◆ **Supplied data**
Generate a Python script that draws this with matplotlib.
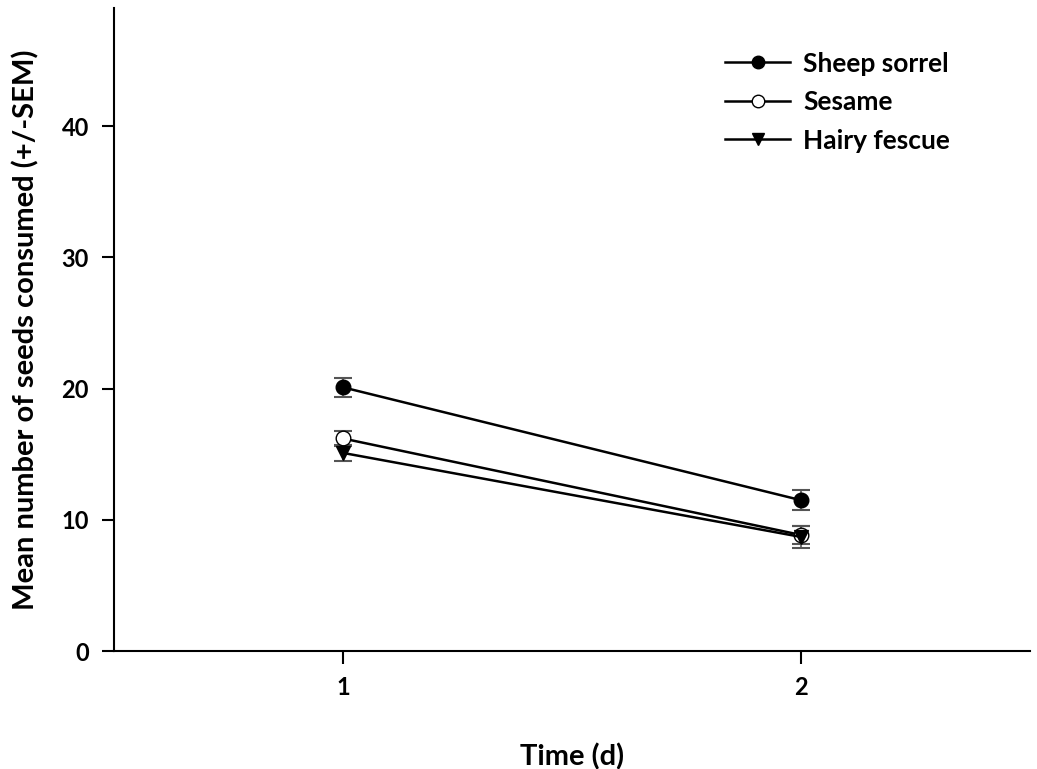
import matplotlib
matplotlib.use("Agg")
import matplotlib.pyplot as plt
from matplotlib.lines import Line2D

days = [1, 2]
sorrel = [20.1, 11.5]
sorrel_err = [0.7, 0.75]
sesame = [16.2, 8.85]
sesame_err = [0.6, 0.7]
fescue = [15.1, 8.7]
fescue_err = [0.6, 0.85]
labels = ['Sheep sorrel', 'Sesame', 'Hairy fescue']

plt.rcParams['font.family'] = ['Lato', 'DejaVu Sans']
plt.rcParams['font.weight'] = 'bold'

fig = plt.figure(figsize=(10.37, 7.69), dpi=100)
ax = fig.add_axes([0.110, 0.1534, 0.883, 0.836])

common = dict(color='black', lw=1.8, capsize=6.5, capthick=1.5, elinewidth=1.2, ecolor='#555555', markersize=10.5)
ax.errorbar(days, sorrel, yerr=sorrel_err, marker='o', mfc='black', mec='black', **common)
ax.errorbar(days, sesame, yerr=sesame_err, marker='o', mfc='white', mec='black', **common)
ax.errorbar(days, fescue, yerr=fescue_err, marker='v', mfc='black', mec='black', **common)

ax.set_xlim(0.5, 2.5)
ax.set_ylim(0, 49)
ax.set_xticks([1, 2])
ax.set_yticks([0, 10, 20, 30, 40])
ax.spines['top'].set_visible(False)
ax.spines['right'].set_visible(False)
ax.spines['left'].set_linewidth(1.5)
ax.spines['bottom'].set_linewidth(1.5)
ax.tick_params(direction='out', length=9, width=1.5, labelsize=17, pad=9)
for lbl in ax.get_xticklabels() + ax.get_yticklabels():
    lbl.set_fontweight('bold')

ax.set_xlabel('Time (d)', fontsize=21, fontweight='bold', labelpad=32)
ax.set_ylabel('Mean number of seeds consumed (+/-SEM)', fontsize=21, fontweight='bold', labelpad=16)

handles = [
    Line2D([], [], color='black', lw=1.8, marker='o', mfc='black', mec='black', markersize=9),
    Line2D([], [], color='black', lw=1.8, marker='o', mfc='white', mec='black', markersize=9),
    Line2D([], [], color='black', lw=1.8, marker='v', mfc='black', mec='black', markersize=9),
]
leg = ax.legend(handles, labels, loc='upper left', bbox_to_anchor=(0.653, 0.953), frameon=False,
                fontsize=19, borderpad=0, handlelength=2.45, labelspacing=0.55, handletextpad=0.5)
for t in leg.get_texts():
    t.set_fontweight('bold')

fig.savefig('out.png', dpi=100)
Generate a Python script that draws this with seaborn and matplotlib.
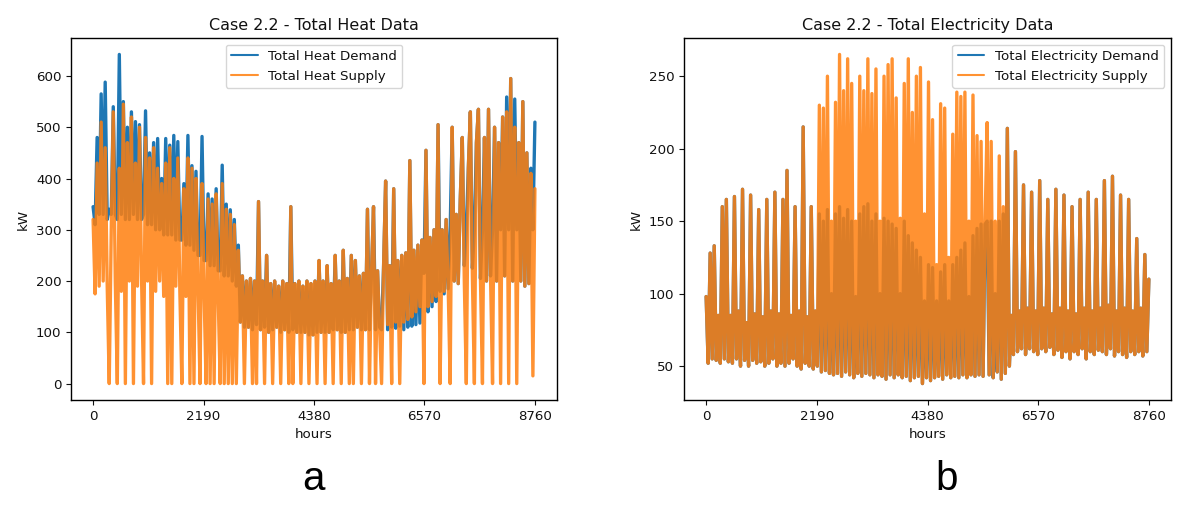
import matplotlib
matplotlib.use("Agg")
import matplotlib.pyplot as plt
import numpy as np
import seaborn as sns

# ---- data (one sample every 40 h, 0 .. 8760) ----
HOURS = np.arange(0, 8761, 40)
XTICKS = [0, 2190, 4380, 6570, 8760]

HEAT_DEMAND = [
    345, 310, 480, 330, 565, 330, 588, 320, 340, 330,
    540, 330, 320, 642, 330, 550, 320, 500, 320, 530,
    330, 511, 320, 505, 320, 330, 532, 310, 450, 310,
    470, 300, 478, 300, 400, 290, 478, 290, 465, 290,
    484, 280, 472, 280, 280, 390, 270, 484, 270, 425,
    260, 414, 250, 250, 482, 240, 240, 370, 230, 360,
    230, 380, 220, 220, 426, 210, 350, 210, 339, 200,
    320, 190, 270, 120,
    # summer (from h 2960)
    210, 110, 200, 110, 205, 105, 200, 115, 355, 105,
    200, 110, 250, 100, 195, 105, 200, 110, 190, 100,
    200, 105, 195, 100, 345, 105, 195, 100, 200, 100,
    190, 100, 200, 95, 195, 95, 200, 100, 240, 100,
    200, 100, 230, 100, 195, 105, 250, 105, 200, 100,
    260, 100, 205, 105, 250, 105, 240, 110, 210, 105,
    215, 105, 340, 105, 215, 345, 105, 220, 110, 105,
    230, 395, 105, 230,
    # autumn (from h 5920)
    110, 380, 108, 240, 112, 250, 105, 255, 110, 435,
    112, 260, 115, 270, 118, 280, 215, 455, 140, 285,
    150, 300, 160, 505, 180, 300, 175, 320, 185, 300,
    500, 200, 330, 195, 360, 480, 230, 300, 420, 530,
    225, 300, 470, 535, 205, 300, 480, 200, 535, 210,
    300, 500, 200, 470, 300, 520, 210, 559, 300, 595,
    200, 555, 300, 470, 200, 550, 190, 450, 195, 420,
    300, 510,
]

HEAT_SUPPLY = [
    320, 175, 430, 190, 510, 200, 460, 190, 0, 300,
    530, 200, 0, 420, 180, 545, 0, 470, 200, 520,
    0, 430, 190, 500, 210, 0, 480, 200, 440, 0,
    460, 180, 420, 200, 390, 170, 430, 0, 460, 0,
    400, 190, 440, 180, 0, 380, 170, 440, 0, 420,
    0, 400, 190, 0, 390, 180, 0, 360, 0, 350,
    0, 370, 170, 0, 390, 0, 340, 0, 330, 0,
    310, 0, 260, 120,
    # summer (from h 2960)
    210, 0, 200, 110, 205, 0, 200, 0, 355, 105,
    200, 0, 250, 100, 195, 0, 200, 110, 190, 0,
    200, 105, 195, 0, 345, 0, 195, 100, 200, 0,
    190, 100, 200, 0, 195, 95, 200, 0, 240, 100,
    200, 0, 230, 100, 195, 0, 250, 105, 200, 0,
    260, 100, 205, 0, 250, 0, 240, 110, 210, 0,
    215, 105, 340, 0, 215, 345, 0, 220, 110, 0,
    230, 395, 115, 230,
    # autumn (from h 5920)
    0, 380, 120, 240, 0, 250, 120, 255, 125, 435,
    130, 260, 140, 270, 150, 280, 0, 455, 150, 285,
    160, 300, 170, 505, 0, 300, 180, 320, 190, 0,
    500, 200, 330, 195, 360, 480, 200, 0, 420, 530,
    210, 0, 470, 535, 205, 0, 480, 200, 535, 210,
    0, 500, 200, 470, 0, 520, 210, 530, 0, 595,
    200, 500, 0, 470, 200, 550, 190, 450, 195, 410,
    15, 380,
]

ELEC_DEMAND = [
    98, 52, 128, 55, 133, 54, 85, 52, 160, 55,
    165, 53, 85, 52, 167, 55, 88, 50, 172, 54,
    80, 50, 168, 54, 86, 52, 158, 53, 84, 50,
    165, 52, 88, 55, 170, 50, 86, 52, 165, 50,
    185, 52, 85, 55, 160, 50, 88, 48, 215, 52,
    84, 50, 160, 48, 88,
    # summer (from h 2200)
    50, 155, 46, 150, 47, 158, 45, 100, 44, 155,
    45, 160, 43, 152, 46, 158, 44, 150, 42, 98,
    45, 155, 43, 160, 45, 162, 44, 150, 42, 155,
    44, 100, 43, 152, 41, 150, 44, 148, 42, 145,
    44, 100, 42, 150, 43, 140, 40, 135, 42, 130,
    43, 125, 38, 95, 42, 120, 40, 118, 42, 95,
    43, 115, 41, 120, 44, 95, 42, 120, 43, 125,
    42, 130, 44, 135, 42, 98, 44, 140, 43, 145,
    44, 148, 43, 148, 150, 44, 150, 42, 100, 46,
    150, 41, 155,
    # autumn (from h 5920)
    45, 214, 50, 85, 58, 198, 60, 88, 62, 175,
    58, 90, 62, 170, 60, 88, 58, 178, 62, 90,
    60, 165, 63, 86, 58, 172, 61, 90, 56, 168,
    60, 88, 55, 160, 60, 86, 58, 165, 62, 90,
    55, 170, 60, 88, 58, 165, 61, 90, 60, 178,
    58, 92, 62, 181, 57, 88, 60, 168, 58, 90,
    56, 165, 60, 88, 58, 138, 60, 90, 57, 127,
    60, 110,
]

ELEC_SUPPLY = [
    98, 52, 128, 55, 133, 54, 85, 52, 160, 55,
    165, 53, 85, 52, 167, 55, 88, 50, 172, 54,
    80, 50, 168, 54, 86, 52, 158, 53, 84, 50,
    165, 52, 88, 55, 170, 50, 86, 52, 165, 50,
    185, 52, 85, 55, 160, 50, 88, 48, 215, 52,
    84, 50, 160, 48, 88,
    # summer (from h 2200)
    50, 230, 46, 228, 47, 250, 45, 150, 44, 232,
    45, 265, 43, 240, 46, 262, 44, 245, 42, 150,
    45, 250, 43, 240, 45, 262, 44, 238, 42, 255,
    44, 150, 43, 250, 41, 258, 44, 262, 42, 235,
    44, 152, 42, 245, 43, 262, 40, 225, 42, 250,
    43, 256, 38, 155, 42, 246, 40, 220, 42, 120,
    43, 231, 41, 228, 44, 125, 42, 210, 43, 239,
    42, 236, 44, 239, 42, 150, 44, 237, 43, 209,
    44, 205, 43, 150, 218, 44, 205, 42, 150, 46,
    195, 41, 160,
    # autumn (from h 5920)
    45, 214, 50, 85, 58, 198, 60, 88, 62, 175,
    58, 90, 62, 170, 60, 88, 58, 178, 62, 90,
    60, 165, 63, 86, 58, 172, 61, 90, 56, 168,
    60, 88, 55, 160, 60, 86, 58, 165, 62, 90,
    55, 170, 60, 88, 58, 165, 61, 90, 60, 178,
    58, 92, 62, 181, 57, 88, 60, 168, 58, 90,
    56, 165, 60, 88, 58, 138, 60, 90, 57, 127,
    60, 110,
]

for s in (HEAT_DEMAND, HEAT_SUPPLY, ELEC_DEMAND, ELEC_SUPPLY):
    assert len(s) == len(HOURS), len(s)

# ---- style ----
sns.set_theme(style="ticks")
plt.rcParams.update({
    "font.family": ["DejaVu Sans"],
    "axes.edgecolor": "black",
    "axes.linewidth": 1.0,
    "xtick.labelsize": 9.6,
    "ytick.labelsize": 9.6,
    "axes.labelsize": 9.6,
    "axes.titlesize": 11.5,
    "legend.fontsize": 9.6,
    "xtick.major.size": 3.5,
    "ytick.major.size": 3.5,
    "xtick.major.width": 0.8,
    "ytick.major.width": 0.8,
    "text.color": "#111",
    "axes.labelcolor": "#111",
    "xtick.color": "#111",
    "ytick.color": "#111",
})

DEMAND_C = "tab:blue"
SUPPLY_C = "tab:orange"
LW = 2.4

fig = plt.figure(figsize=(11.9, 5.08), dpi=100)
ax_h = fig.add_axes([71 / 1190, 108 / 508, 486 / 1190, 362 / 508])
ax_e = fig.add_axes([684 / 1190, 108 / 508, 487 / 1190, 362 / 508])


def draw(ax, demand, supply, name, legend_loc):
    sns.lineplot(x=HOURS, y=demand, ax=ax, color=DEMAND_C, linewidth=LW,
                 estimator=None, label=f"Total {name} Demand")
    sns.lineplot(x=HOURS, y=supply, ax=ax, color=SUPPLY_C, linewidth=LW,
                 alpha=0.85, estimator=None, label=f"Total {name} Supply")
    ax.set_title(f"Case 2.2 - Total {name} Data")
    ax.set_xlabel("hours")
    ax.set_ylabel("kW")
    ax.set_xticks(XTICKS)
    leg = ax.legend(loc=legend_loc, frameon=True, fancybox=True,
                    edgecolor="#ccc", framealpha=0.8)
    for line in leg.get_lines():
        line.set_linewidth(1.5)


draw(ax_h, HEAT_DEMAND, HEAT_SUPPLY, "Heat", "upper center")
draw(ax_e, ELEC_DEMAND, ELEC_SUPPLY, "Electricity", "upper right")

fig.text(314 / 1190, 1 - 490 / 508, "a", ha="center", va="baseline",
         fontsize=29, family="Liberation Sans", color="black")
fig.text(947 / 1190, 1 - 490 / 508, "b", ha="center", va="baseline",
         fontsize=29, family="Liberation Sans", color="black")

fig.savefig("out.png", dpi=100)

◆ **Stated goal**
Provide the number of lines in the entries that include "script", and no other text.

◆ **Finished answer**
2